From Scientific American:
It is Sunday night. The Medicated American—let’s call her Julie, and let’s place her in Winterset, Iowa—is getting ready for bed. Monday morning and its attendant pressures—the rush to get out of the house, the long commute, the bustle of the office—loom. She opens the cabinet of the bathroom vanity, removes a medicine bottle and taps a pill into her palm. She fills a glass of water, places the colorful pill in her mouth and swallows. The little pill could be any one of 30 available drugs used as antidepressants—such as Prozac or Zoloft or Paxil or Celexa or Lexapro or Luvox or Buspar or Nardil or Elavil or Sinequan or Pamelor or Serzone or Desyrel or Norpramin or Tofranil or Adapin or Vivactil or Ludiomil or Endep or Parnate or Remeron. The pill makes a slight flutter as it passes down her throat.

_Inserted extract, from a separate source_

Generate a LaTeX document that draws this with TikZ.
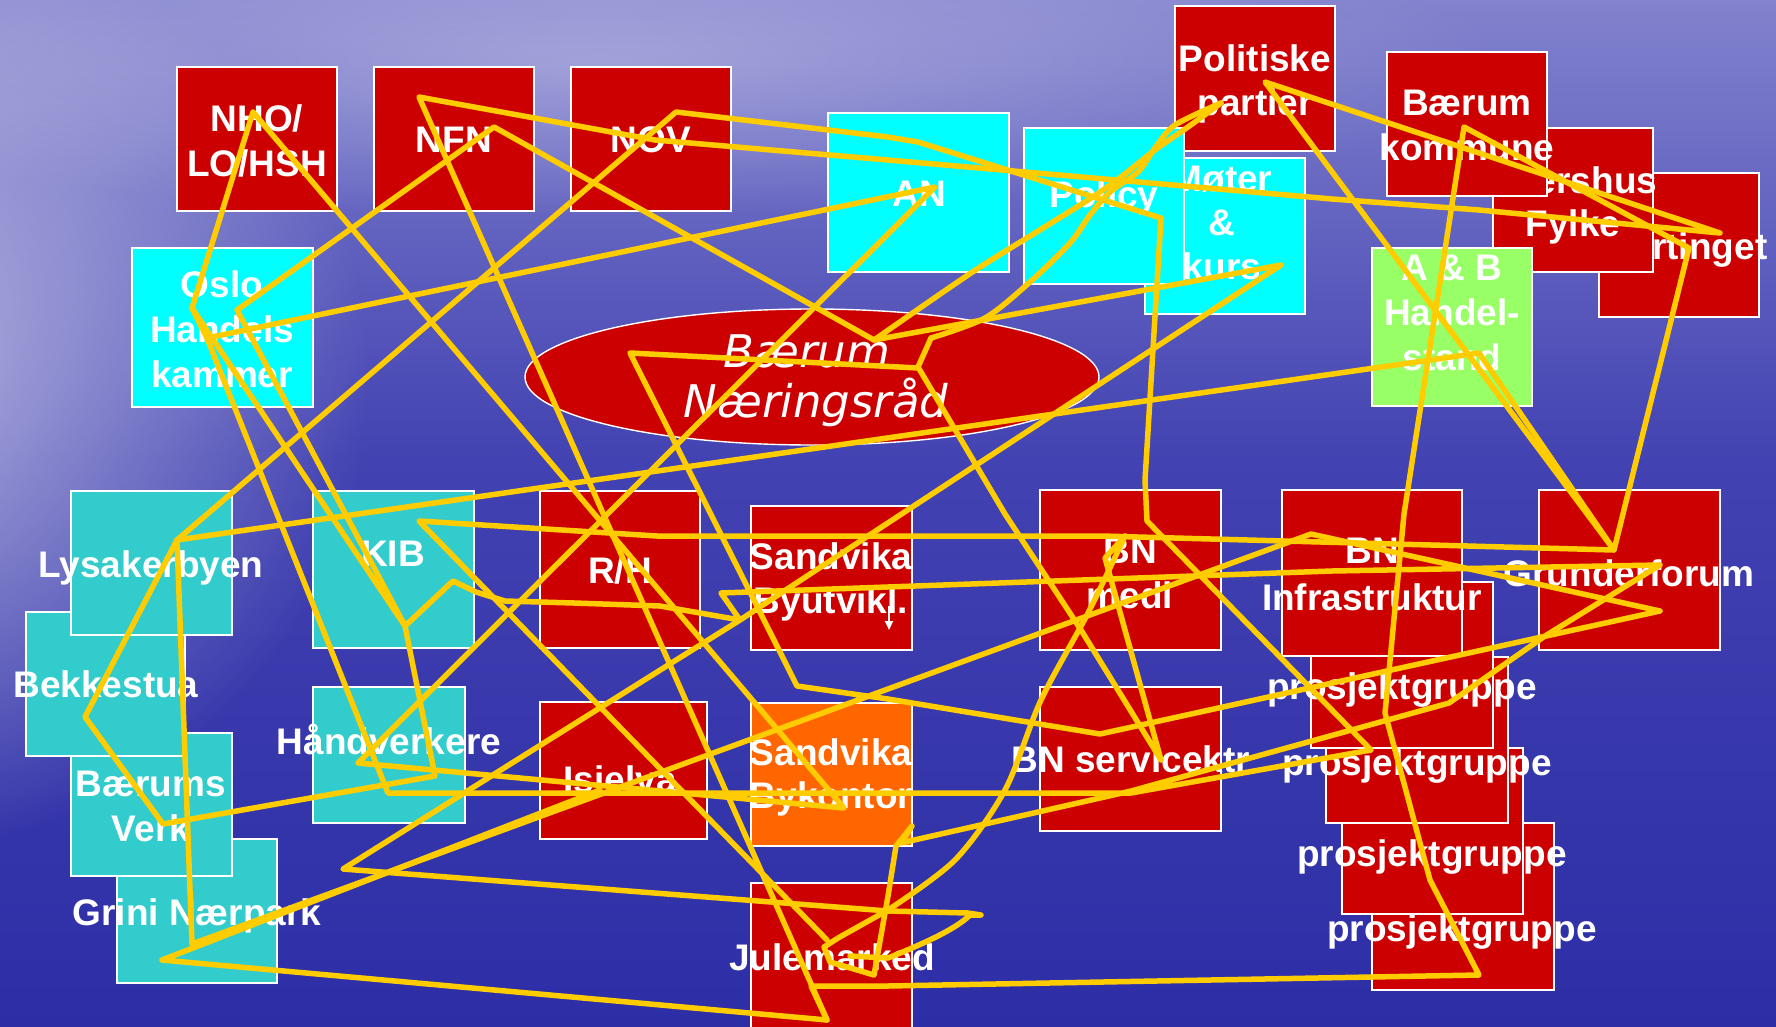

Julie examines her face in the mirror and sighs. She hopes that by some Monday morning in the future—if not tomorrow morning, then some mythical, brilliant and shimmering Monday morning a month from now, or two months from now, or three—the pills will have worked some kind of inexorable magic. Corrected a chemical imbalance, or something, as the Zoloft commercial had said. “Zoloft, a prescription medicine, can help. It works to correct chemical imbalances in the brain,” the voiceover on the ad had intoned. Julie didn’t know she had a chemical imbalance, nor does she actually know what one is, and it had never really occurred to her that she could have a mental illness (could she?). But she does hope, fervently, that her life will become a little easier, a little less stressed—soon. She hopes, desperately, that the pills will make her feel better—that the little white powder hidden in the green capsule will dissolve in her stomach, enter her bloodstream, travel to her brain and do something. Brushing her teeth, she hopes that one day she will simply feel better.